**DO THIS:** Copy out exactly the lines from the one holding "Recreate this image" through the one holding "from matplotlib.transforms import", ends included; omit images.
══════
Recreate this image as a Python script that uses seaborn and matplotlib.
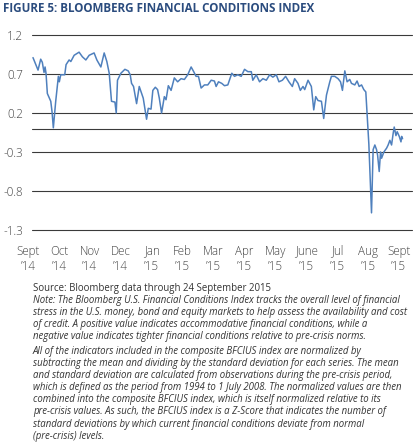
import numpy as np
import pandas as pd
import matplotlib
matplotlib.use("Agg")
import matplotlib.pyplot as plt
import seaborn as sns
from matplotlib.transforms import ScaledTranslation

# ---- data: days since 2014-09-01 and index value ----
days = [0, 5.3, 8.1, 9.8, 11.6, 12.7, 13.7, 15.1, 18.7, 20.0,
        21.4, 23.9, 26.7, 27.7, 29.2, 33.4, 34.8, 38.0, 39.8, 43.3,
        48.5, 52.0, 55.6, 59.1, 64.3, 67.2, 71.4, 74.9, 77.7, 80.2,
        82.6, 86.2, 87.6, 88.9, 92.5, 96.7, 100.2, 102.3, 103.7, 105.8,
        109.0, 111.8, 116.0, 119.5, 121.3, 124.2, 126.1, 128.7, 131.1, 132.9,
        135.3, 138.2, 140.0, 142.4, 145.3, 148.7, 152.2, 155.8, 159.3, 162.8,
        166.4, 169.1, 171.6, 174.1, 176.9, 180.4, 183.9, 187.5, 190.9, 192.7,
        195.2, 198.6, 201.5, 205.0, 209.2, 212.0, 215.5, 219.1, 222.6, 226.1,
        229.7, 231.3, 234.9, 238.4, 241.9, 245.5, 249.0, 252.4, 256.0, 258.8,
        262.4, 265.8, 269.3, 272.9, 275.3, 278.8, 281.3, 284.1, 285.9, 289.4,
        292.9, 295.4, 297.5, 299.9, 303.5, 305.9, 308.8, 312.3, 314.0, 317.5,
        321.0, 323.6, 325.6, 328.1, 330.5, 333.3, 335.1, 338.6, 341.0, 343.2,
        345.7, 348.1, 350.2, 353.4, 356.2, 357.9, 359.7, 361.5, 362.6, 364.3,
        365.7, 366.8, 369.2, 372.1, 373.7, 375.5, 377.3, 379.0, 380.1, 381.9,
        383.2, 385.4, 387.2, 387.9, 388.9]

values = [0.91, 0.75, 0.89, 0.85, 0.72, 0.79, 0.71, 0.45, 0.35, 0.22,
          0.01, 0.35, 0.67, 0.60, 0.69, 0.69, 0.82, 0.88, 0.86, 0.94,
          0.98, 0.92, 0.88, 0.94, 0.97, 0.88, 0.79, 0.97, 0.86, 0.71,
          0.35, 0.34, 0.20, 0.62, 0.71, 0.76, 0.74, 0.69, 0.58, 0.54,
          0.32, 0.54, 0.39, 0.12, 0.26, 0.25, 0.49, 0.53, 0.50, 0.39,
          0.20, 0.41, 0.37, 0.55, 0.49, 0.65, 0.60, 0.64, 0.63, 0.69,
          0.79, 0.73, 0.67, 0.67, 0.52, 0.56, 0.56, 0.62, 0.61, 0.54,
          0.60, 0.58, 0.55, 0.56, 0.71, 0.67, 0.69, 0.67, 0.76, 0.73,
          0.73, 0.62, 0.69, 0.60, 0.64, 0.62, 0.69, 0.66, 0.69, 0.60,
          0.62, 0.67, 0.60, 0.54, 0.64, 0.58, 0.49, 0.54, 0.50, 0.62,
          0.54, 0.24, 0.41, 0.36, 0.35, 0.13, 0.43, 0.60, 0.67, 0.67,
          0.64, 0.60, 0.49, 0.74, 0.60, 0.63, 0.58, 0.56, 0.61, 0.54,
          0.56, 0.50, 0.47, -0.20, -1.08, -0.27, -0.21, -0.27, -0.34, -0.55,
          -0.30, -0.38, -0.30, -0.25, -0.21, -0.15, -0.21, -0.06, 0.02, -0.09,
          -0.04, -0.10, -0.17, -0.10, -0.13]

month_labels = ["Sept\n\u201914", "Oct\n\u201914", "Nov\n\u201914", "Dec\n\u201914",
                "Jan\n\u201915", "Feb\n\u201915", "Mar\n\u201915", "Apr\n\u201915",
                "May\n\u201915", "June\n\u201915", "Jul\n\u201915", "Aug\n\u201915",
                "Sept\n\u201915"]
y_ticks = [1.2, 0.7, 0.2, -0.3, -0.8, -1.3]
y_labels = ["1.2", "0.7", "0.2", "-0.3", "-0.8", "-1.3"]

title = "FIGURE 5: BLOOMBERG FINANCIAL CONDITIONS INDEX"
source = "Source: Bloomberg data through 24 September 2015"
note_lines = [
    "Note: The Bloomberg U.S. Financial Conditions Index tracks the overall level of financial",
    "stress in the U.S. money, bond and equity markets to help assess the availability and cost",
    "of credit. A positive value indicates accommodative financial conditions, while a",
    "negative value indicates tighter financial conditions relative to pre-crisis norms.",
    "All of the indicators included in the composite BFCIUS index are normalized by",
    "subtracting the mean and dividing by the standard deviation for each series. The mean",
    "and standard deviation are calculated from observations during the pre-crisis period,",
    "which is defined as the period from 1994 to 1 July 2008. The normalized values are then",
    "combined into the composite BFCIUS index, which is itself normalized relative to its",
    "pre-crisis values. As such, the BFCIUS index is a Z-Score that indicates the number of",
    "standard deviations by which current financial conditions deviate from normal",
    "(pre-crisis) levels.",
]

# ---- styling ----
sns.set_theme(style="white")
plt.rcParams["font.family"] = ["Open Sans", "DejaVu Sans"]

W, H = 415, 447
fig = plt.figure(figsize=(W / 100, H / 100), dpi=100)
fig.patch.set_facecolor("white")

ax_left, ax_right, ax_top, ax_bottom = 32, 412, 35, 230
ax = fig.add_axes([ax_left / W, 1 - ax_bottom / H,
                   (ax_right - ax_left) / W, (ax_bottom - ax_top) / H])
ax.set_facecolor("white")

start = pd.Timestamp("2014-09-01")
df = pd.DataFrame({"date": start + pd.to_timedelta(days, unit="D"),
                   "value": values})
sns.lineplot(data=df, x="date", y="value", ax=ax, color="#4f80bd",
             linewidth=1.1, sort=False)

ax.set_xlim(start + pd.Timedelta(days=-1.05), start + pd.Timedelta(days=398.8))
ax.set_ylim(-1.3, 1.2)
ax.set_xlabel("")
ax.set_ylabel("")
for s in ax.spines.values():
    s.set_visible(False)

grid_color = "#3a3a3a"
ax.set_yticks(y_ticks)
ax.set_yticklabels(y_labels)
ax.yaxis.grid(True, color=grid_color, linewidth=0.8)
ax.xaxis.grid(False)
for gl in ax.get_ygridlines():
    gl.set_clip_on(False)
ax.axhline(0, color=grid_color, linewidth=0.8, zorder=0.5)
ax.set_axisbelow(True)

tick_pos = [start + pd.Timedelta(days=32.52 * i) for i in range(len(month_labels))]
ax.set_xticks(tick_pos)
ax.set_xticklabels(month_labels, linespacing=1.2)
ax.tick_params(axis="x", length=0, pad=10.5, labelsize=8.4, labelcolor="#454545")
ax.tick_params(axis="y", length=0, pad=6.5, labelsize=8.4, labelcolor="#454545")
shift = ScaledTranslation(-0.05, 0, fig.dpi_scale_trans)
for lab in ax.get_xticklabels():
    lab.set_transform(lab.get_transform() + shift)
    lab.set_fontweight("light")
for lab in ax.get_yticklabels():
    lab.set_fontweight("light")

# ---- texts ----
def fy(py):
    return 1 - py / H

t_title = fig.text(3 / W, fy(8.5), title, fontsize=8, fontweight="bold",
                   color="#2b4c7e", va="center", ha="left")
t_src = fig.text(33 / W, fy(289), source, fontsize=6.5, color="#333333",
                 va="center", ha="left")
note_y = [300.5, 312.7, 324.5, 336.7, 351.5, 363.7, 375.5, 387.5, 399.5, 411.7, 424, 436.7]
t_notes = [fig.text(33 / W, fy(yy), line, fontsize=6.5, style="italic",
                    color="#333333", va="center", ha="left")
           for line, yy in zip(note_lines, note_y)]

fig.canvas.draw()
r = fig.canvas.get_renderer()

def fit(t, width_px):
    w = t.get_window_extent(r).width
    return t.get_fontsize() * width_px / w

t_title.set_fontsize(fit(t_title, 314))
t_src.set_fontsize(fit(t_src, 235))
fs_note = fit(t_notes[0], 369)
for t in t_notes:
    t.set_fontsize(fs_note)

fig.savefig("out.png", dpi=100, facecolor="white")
══════
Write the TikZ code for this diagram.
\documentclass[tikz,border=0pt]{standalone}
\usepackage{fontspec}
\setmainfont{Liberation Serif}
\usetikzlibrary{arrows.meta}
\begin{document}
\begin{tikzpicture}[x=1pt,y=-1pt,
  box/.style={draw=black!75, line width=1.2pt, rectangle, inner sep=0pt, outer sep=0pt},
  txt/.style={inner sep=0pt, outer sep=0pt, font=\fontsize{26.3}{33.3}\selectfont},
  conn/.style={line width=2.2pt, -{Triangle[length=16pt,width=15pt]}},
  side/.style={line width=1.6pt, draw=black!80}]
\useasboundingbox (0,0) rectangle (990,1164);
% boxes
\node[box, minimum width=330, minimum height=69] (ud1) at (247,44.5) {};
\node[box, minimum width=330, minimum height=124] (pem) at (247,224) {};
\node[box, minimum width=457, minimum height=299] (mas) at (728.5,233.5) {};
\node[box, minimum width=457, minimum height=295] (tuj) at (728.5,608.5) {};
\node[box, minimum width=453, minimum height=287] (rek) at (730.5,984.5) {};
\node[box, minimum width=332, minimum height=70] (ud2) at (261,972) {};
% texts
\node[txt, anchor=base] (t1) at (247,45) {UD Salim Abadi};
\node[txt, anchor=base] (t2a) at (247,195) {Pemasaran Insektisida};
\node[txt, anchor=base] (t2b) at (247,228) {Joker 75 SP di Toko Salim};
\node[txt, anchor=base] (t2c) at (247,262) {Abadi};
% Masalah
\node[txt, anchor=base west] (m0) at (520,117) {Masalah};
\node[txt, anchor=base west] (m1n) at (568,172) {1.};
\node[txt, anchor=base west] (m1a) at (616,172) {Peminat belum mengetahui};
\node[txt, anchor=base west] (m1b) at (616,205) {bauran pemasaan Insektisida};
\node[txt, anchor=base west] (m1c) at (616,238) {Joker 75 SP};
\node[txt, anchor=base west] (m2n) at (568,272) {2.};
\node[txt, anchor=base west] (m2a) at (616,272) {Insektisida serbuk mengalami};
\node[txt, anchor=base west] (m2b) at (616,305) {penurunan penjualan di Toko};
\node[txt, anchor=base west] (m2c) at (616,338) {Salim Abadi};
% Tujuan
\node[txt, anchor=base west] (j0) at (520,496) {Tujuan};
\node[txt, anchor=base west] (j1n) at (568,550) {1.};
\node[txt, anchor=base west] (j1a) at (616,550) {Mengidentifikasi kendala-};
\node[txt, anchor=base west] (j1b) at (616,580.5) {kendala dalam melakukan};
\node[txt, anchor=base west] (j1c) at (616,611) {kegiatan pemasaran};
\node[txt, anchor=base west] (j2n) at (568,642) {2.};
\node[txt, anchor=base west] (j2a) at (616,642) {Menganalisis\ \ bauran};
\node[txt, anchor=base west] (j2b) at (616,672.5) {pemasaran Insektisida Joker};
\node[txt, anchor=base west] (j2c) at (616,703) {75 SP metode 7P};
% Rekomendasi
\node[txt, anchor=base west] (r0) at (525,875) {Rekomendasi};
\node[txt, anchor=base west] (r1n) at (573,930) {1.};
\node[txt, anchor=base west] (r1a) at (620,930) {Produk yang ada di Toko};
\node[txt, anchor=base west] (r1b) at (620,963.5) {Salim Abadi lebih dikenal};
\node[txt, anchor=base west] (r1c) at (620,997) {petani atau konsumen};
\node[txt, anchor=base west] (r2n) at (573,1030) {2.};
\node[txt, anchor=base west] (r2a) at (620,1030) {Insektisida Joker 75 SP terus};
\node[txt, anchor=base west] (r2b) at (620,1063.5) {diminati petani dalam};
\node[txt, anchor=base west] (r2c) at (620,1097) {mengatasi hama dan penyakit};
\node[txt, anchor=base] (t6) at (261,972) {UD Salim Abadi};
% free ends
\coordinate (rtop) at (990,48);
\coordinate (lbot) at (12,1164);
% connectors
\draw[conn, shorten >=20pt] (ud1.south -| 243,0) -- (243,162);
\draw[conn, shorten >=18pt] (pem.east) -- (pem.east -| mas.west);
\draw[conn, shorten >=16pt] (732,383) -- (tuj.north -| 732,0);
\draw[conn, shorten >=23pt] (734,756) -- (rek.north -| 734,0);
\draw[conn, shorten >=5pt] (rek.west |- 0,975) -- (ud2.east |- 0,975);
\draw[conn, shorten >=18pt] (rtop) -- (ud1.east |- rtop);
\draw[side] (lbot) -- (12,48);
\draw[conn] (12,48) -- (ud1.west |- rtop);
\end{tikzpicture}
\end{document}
══════
**WRITTEN REPLY:**
Recreate this image as a Python script that uses seaborn and matplotlib.
import numpy as np
import pandas as pd
import matplotlib
matplotlib.use("Agg")
import matplotlib.pyplot as plt
import seaborn as sns
from matplotlib.transforms import ScaledTranslation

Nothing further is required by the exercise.